THE REQUEST >> Find the string "this" in the listing and report every line that has it.

PROVIDED DATA >>
# # #

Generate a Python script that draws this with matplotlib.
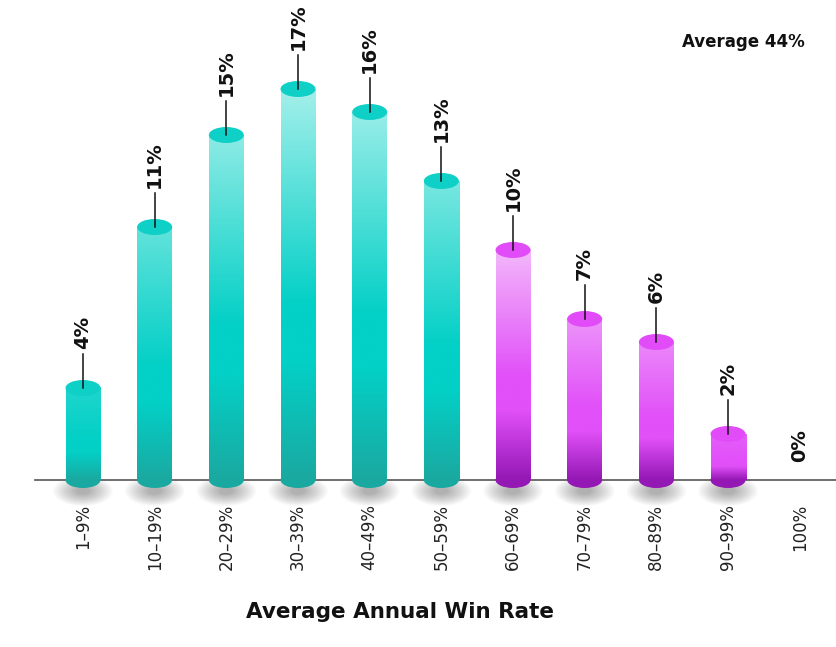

# # #

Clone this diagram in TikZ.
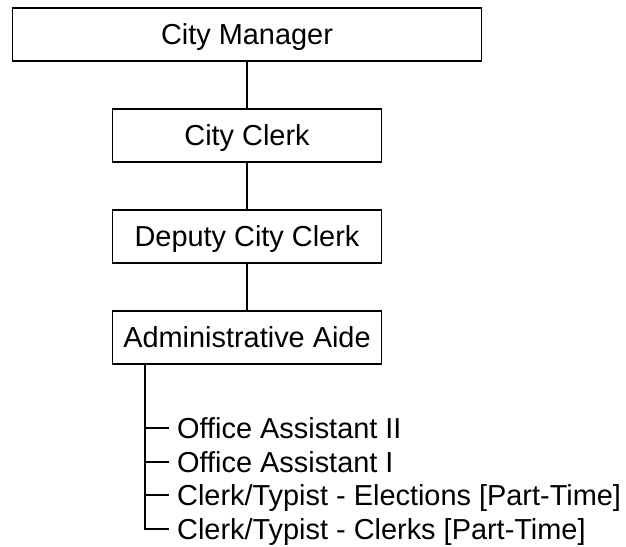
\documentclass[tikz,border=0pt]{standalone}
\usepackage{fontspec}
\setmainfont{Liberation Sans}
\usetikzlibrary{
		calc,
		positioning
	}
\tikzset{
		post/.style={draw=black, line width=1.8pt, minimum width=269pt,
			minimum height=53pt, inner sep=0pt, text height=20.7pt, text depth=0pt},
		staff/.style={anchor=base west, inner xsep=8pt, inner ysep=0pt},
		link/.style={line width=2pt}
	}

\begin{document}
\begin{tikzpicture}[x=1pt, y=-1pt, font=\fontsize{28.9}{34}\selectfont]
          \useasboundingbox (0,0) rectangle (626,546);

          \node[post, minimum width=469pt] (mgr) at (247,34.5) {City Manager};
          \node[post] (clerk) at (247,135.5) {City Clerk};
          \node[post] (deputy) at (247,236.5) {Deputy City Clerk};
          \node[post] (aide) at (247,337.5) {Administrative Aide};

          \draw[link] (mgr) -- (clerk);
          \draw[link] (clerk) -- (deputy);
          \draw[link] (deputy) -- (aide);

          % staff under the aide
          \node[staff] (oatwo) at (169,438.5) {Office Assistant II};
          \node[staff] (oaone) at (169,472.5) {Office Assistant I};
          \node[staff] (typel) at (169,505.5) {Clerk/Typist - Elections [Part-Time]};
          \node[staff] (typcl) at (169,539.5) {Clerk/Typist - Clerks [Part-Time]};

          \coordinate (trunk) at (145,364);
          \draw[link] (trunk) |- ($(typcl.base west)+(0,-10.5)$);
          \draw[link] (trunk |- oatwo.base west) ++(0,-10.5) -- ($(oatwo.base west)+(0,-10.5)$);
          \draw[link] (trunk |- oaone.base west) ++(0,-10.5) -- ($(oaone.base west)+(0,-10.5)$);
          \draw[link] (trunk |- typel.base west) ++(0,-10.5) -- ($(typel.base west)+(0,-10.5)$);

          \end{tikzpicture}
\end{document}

# # #

SOLUTION >>
Generate a Python script that draws this with matplotlib.
Clone this diagram in TikZ.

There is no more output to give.